Provided material —
╭──
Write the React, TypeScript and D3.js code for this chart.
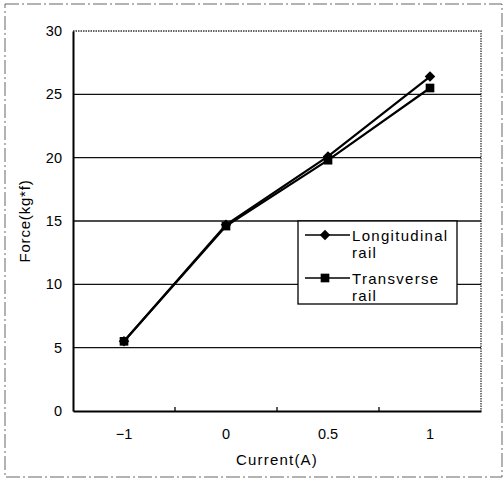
import { useRef, useEffect } from 'react';
import * as d3 from 'd3';

const categories = ['−1', '0', '0.5', '1'];
const longitudinal = [5.5, 14.7, 20.1, 26.4];
const transverse = [5.5, 14.6, 19.8, 25.5];
const yTicks = [0, 5, 10, 15, 20, 25, 30];
const seriesNames = [['Longitudinal', 'rail'], ['Transverse', 'rail']];

const App = () => {
  const ref = useRef<SVGSVGElement>(null);

  useEffect(() => {
    const svg = d3.select(ref.current);
    svg.selectAll('*').remove();
    const W = 503, H = 480;
    const margin = { top: 31, right: 22, bottom: 69, left: 73 };
    const width = W - margin.left - margin.right;
    const height = H - margin.top - margin.bottom;
    const font = 'Liberation Sans, Arial, sans-serif';

    svg.attr('width', W).attr('height', H).style('position', 'absolute').style('left', 0).style('top', 0);

    svg.append('rect').attr('width', W).attr('height', H).attr('fill', '#fff');
    // outer dashed frame
    svg.append('rect')
      .attr('x', 5).attr('y', 4).attr('width', W - 6).attr('height', H - 7)
      .attr('fill', 'none').attr('stroke', '#666').attr('stroke-width', 1)
      .attr('stroke-dasharray', '14,3,2,3');

    const g = svg.append('g').attr('transform', `translate(${margin.left},${margin.top})`);

    const x = d3.scaleBand().domain(categories).range([0, width]);
    const y = d3.scaleLinear().domain([0, 30]).range([height, 0]);

    // gridlines
    g.selectAll('.grid')
      .data(yTicks.filter(d => d > 0 && d < 30))
      .enter().append('line')
      .attr('x1', 0).attr('x2', width)
      .attr('y1', d => y(d)).attr('y2', d => y(d))
      .attr('stroke', '#111').attr('stroke-width', 1.3);

    // top and right dotted border
    g.append('path')
      .attr('d', `M0,0H${width}V${height}`)
      .attr('fill', 'none').attr('stroke', '#333').attr('stroke-width', 1.3)
      .attr('stroke-dasharray', '1.5,1');

    // y axis
    const yAxis = g.append('g').call(d3.axisLeft(y).tickValues(yTicks).tickSize(0).tickPadding(11));
    yAxis.select('.domain').attr('stroke', '#000').attr('stroke-width', 2);
    yAxis.selectAll('text').attr('font-family', font).attr('font-size', 14.5).attr('fill', '#000');

    // x axis
    const xAxis = g.append('g').attr('transform', `translate(0,${height})`)
      .call(d3.axisBottom(x).tickSize(0).tickPadding(18));
    xAxis.select('.domain').attr('stroke', '#000').attr('stroke-width', 2);
    xAxis.selectAll('text').attr('font-family', font).attr('font-size', 14.5).attr('fill', '#000');
    // ticks between categories
    g.selectAll('.xtick')
      .data(categories.slice(1))
      .enter().append('line')
      .attr('x1', d => x(d)!).attr('x2', d => x(d)!)
      .attr('y1', height).attr('y2', height - 4)
      .attr('stroke', '#000').attr('stroke-width', 1.3);

    const cx = (d: string) => x(d)! + x.bandwidth() / 2;
    const line = d3.line<number>().x((_, i) => cx(categories[i])).y(d => y(d));

    g.append('path').attr('d', line(transverse)).attr('fill', 'none')
      .attr('stroke', '#000').attr('stroke-width', 2.2);
    g.append('path').attr('d', line(longitudinal)).attr('fill', 'none')
      .attr('stroke', '#000').attr('stroke-width', 2.2);

    const diamond = d3.symbol().type(d3.symbolDiamond2).size(70);
    const square = d3.symbol().type(d3.symbolSquare).size(75);

    g.selectAll('.dia').data(longitudinal).enter().append('path')
      .attr('d', diamond)
      .attr('transform', (d, i) => `translate(${cx(categories[i])},${y(d)})`)
      .attr('fill', '#000');
    g.selectAll('.sq').data(transverse).enter().append('path')
      .attr('d', square)
      .attr('transform', (d, i) => `translate(${cx(categories[i])},${y(d)})`)
      .attr('fill', '#000');

    // legend
    const lg = svg.append('g').attr('transform', 'translate(298,221)');
    lg.append('rect').attr('width', 159).attr('height', 83)
      .attr('fill', '#fff').attr('stroke', '#000').attr('stroke-width', 1.3);
    const markers = [diamond, square];
    seriesNames.forEach((names, i) => {
      const yy = 14 + i * 43;
      lg.append('line').attr('x1', 7).attr('x2', 52).attr('y1', yy).attr('y2', yy)
        .attr('stroke', '#000').attr('stroke-width', 1.5);
      lg.append('path').attr('d', markers[i]).attr('transform', `translate(27,${yy})`).attr('fill', '#000');
      names.forEach((t, j) => {
        lg.append('text').attr('x', 54).attr('y', yy + 6 + j * 17)
          .attr('font-family', font).attr('font-size', 15).attr('letter-spacing', 1.3)
          .attr('fill', '#000').text(t);
      });
    });

    // axis titles
    svg.append('text').attr('x', margin.left + width / 2).attr('y', 465)
      .attr('text-anchor', 'middle').attr('font-family', font).attr('font-size', 15)
      .attr('letter-spacing', 1.2).text('Current(A)');
    svg.append('text').attr('transform', `translate(30,${margin.top + height / 2}) rotate(-90)`)
      .attr('text-anchor', 'middle').attr('font-family', font).attr('font-size', 15)
      .attr('letter-spacing', 0.8).text('Force(kg*f)');
  }, []);

  return <svg ref={ref}></svg>;
};

export default App;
╰──
Problem requirements — From the top of the listing above, repeat each line exactly until you reach the line containing "const ref = useRef<SVGSVGElement>(null);", and repeat that one too. Leave the pictures out.

Answer to this exercise —
Write the React, TypeScript and D3.js code for this chart.
import { useRef, useEffect } from 'react';
import * as d3 from 'd3';

const categories = ['−1', '0', '0.5', '1'];
const longitudinal = [5.5, 14.7, 20.1, 26.4];
const transverse = [5.5, 14.6, 19.8, 25.5];
const yTicks = [0, 5, 10, 15, 20, 25, 30];
const seriesNames = [['Longitudinal', 'rail'], ['Transverse', 'rail']];

const App = () => {
  const ref = useRef<SVGSVGElement>(null);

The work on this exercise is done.